How Intel plans to tackle it

To prevent further damage, the chipmaker has updated its original Meltdown-Spectre advisory, asking OEMs and cloud providers to first test its beta silicon microcode updates before the final release.

“Intel recommends that these partners, at their discretion, continue development and release of updates with existing microcode to provide protection against these exploits, understanding that the current versions may introduce issues such as reboot in some configurations,” the chipmaker said, in a blog post.

Shenoy said that the company had issued patches for 90% of the chips released over the past five years.
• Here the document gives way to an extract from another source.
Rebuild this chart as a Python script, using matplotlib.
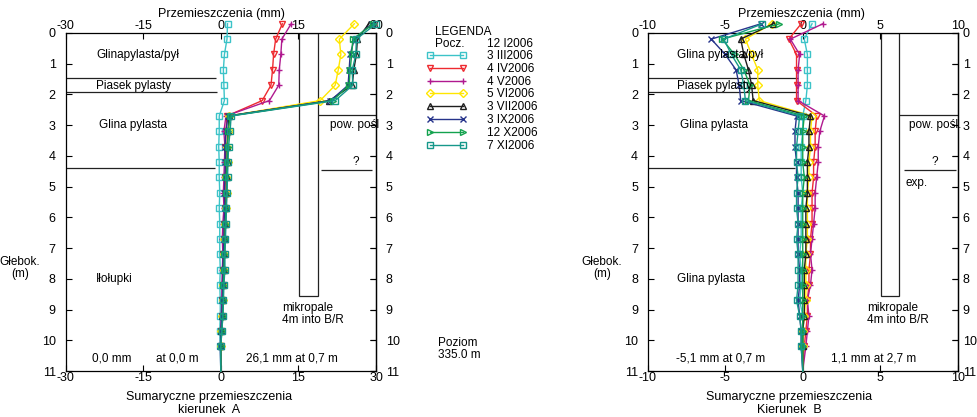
import numpy as np
import matplotlib.pyplot as plt
from matplotlib.patches import Rectangle

plt.rcParams['font.family'] = ['Liberation Sans', 'DejaVu Sans']
plt.rcParams['axes.unicode_minus'] = False

# --- dane ---
glebokosc = [-0.3, 0.2, 0.7, 1.2, 1.7, 2.2, 2.7, 3.2, 3.7, 4.2, 4.7, 5.2,
             5.7, 6.2, 6.7, 7.2, 7.7, 8.2, 8.7, 9.2, 9.7, 10.2, 11.0]

daty = ['3 III2006', '4 IV2006', '4 V2006', '5 VI2006', '3 VII2006',
        '3 IX2006', '12 X2006', '7 XI2006']
kolory = ['#3cc3c8', '#ee2a30', '#b0198f', '#ffe600', '#1e1e1e',
          '#27348b', '#13a24e', '#16988a']
markery = ['s', 'v', '+', 'D', '^', 'x', '>', 's']

# kierunek A (mm)
A_iii = [1.3, 1.2, 0.7, 0.5, 0.6, 0.7, -0.3, -0.3, -0.4, -0.3, -0.3, -0.2,
         -0.3, -0.2, -0.2, -0.2, -0.1, -0.2, -0.1, -0.1, -0.2, -0.1, 0.0]
A_iv = [11.9, 10.6, 10.2, 10.0, 9.7, 8.0, 1.2, 1.0, 0.9, 1.0, 0.9, 0.8,
        0.9, 0.7, 0.6, 0.5, 0.5, 0.4, 0.3, 0.2, 0.1, 0.0, 0.0]
A_v = [13.6, 11.8, 11.6, 11.3, 11.2, 9.4, 1.0, 0.6, 0.8, 0.7, 0.6, 0.5,
       0.6, 0.4, 0.3, 0.4, 0.3, 0.2, 0.2, 0.1, 0.0, 0.0, 0.0]
A_vi = [25.8, 22.9, 23.2, 22.7, 22.1, 19.2, 1.5, 1.6, 1.2, 1.3, 1.1, 1.2,
        1.0, 0.8, 0.7, 0.6, 0.6, 0.5, 0.4, 0.3, 0.1, 0.0, 0.0]
A_vii = [28.6, 26.4, 26.2, 25.7, 25.4, 21.0, 1.6, 1.4, 1.2, 1.3, 1.2, 1.1,
         1.0, 0.9, 0.8, 0.7, 0.6, 0.5, 0.4, 0.3, 0.1, 0.0, 0.0]
A_ix = [29.2, 25.8, 25.0, 24.8, 24.6, 21.2, 1.4, 1.0, 0.8, 0.9, 0.8, 0.7,
        0.8, 0.6, 0.6, 0.5, 0.4, 0.4, 0.3, 0.2, 0.0, -0.1, 0.0]
A_x = [29.5, 25.5, 25.3, 25.0, 24.8, 21.6, 1.8, 1.4, 1.3, 1.2, 1.1, 1.1,
       1.0, 0.9, 0.8, 0.7, 0.6, 0.5, 0.5, 0.4, 0.2, 0.0, 0.0]
A_xi = [30.0, 26.2, 26.1, 25.4, 25.5, 22.1, 2.0, 1.8, 1.5, 1.4, 1.3, 1.2,
        1.1, 1.0, 0.9, 0.8, 0.8, 0.6, 0.5, 0.4, 0.2, 0.0, 0.0]

# kierunek B (mm)
B_iii = [0.6, 0.1, 0.3, 0.3, 0.3, 0.2, 0.0, 0.0, -0.1, -0.1, -0.1, 0.0,
         -0.1, -0.1, -0.1, -0.2, -0.1, -0.1, -0.2, 0.0, 0.0, 0.0, 0.0]
B_iv = [-0.1, -0.9, -0.4, -0.4, -0.4, -0.4, 0.9, 0.8, 0.8, 0.7, 0.7, 0.6,
        0.6, 0.6, 0.5, 0.5, 0.4, 0.4, 0.3, 0.3, 0.2, 0.1, 0.0]
B_v = [1.3, -0.8, -0.2, -0.3, -0.3, -0.3, 1.4, 1.1, 1.0, 1.0, 0.9, 0.8,
       0.8, 0.7, 0.6, 0.5, 0.6, 0.5, 0.3, 0.4, 0.3, 0.2, 0.0]
B_vi = [-2.0, -3.7, -3.3, -2.9, -2.9, -2.8, 0.6, 0.5, 0.5, 0.4, 0.4, 0.3,
        0.3, 0.3, 0.3, 0.2, 0.2, 0.2, 0.2, 0.1, 0.0, 0.0, 0.0]
B_vii = [-1.9, -4.0, -3.8, -3.5, -3.3, -3.2, 0.5, 0.4, 0.4, 0.3, 0.3, 0.3,
         0.2, 0.2, 0.2, 0.2, 0.1, 0.1, 0.1, 0.1, 0.0, 0.0, 0.0]
B_ix = [-2.7, -5.9, -5.0, -4.3, -4.1, -4.0, -0.4, -0.5, -0.5, -0.4, -0.4, -0.3,
        -0.3, -0.3, -0.3, -0.3, -0.2, -0.2, -0.3, -0.2, -0.1, -0.1, 0.0]
B_x = [-1.5, -5.2, -4.4, -3.8, -3.4, -3.5, 0.1, 0.0, 0.0, 0.0, 0.1, 0.0,
       0.0, 0.0, 0.0, 0.0, 0.0, 0.0, 0.0, 0.0, 0.0, 0.0, 0.0]
B_xi = [-2.6, -5.1, -4.6, -4.0, -3.8, -3.7, -0.2, -0.3, -0.4, -0.4, -0.3, -0.4,
        -0.4, -0.3, -0.4, -0.3, -0.3, -0.3, -0.4, -0.2, -0.1, -0.1, 0.0]

serie_A = [A_iii, A_iv, A_v, A_vi, A_vii, A_ix, A_x, A_xi]
serie_B = [B_iii, B_iv, B_v, B_vi, B_vii, B_ix, B_x, B_xi]

# warstwy gruntu (m) i rysunek mikropala
granice_warstw = [1.45, 1.93, 4.38]
pow_poslizgu = 2.66
linia_pytajnik = 4.45
spod_pala = 8.55


def rysuj_panel(ax, serie, zakres, ticki, skala_pala, koniec_warstw, pad_prawy):
    linie = []
    for wart, kol, mk in zip(serie, kolory, markery):
        ln, = ax.plot(wart, glebokosc, color=kol, lw=1.0, marker=mk, ms=4.5,
                      mfc='none', mew=1.0, markevery=slice(0, 22), clip_on=False, zorder=3)
        linie.append(ln)
    ax.set_xlim(-zakres, zakres)
    ax.set_ylim(11, 0)
    ax.set_xticks(ticki)
    ax.set_yticks(range(12))
    ax.tick_params(direction='in', length=4, width=0.8, labelsize=9,
                   top=True, right=True, labeltop=True, pad=1)
    ax.tick_params(axis='y', pad=7)
    # prawa os glebokosci z osobnym odstepem
    ax2 = ax.secondary_yaxis('right')
    ax2.set_yticks(range(12))
    ax2.tick_params(direction='in', length=4, width=0.8, labelsize=9, pad=pad_prawy)
    for s in list(ax.spines.values()) + list(ax2.spines.values()):
        s.set_linewidth(0.9)
    # granice warstw
    for g, kon in zip(granice_warstw, koniec_warstw):
        ax.hlines(g, -zakres, kon, color='#222222', lw=0.9)
    # mikropal
    x0, x1 = skala_pala
    ax.add_patch(Rectangle((x0, 0), x1 - x0, spod_pala, fill=False, ec='#222222', lw=0.9))
    ax.hlines(pow_poslizgu, x1, zakres, color='#222222', lw=0.9)
    return linie


fig = plt.figure(figsize=(9.78, 4.17), dpi=100)
axA = fig.add_axes([0.067, 0.1103, 0.3175, 0.8106])
axB = fig.add_axes([0.6623, 0.1103, 0.317, 0.8106])

linieA = rysuj_panel(axA, serie_A, 30, [-30, -15, 0, 15, 30], (15.2, 18.7), [-1.0, -0.7, -1.2], 7)
axA.hlines(linia_pytajnik, 19.4, 29.2, color='#222222', lw=0.9)
rysuj_panel(axB, serie_B, 10, [-10, -5, 0, 5, 10], (5.07, 6.23), [-0.3, -0.3, -0.5], 3.5)
axB.hlines(linia_pytajnik, 6.5, 9.9, color='#222222', lw=0.9)

fs = 8.5
# opisy panelu A
axA.text(-24.1, 0.71, 'Glinapylasta/pył', fontsize=fs, va='center')
axA.text(-24.1, 1.72, 'Piasek pylasty', fontsize=fs, va='center')
axA.text(-23.5, 3.0, 'Glina pylasta', fontsize=fs, va='center')
axA.text(-24.1, 8.0, 'Iłołupki', fontsize=fs, va='center')
axA.text(21.2, 3.0, 'pow. pośl', fontsize=fs, va='center')
axA.text(25.4, 4.2, '?', fontsize=fs, va='center')
axA.text(11.9, 9.15, 'mikropale\n4m into B/R', fontsize=fs, va='center', linespacing=0.95)
axA.text(-24.8, 10.6, '0,0 mm', fontsize=fs, va='center')
axA.text(-12.5, 10.6, 'at 0,0 m', fontsize=fs, va='center')
axA.text(4.9, 10.6, '26,1 mm at 0,7 m', fontsize=fs, va='center')

# opisy panelu B
axB.text(-8.1, 0.71, 'Glina pylasta/pył', fontsize=fs, va='center')
axB.text(-8.1, 1.72, 'Piasek pylasty', fontsize=fs, va='center')
axB.text(-7.9, 3.0, 'Glina pylasta', fontsize=fs, va='center')
axB.text(-8.1, 8.0, 'Glina pylasta', fontsize=fs, va='center')
axB.text(6.85, 3.0, 'pow. pośl.', fontsize=fs, va='center')
axB.text(8.3, 4.2, '?', fontsize=fs, va='center')
axB.text(6.6, 4.87, 'exp.', fontsize=fs, va='center')
axB.text(4.15, 9.15, 'mikropale\n4m into B/R', fontsize=fs, va='center', linespacing=0.95)
axB.text(-8.2, 10.6, '-5,1 mm at 0,7 m', fontsize=fs, va='center')
axB.text(1.8, 10.6, '1,1 mm at 2,7 m', fontsize=fs, va='center')

# tytuly osi
W, H = 978.0, 417.0
for xc, xb, kier in [(221.5, 209, 'kierunek  A'), (801.7, 789, 'Kierunek  B')]:
    fig.text(xc / W, 1 - 14 / H, 'Przemieszczenia (mm)', fontsize=9, ha='center', va='center')
    fig.text(xb / W, 1 - 397 / H, 'Sumaryczne przemieszczenia', fontsize=9, ha='center', va='center')
    fig.text(xb / W, 1 - 410 / H, kier, fontsize=9, ha='center', va='center')
for xg in [20, 602]:
    fig.text(xg / W, 1 - 262 / H, 'Głebok.', fontsize=8.5, ha='center', va='center')
    fig.text(xg / W, 1 - 274 / H, '(m)', fontsize=8.5, ha='center', va='center')

fig.text(438 / W, 1 - 349 / H, 'Poziom\n335.0 m', fontsize=8.5, ha='left', va='center', linespacing=1.0)

# legenda
fig.text(435 / W, 1 - 32 / H, 'LEGENDA', fontsize=8.5, va='center')
fig.text(435 / W, 1 - 44 / H, 'Pocz.', fontsize=8.5, va='center')
fig.text(487 / W, 1 - 44 / H, '12 I2006', fontsize=8.5, va='center')
fig.legend(handles=linieA, labels=daty, loc='upper left', bbox_to_anchor=(426 / W, 1 - 50 / H),
           frameon=False, fontsize=8.5, numpoints=2, handlelength=3.4, handletextpad=1.8,
           labelspacing=0.07, borderpad=0, borderaxespad=0, markerscale=0.9)

fig.savefig('out.png', dpi=100)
However, the executive admitted that there is “more work to do,” adding that the initial versions of fixes for the buggy patches would be released by next week.

“We have reproduced these issues internally and are making progress toward identifying the root cause,” he said.

Congressman demands explanation

Earlier this year, the chipmaker confirmed that its chips are affected by Spectre and Meltdown flaws, potentially allowing hackers to steal secure information. The flaws affected not just Intel, but almost every computing device with chips from AMD and ARM as well. The Meltdown and Spectre bugs were privately disclosed to the chipmakers in June of last year, but the issues became public after a series of leaks earlier this month.

Now, the chipmakers are also facing questions from Congress asking them to explain the whole situation. Earlier this week, Rep. Jerry McNerney (D-CA) requested a briefing from Intel, AMD, and ARM representatives on how the vulnerabilities impact the users, according to The Verge.

In a letter, McNerney notes that these vulnerabilities are “glaring warning signs that we must take cybersecurity more seriously.” If hackers are successful in exploiting them, then “the effects on consumers’ privacy and our nation’s economy and security would be absolutely devastating,” the letter read.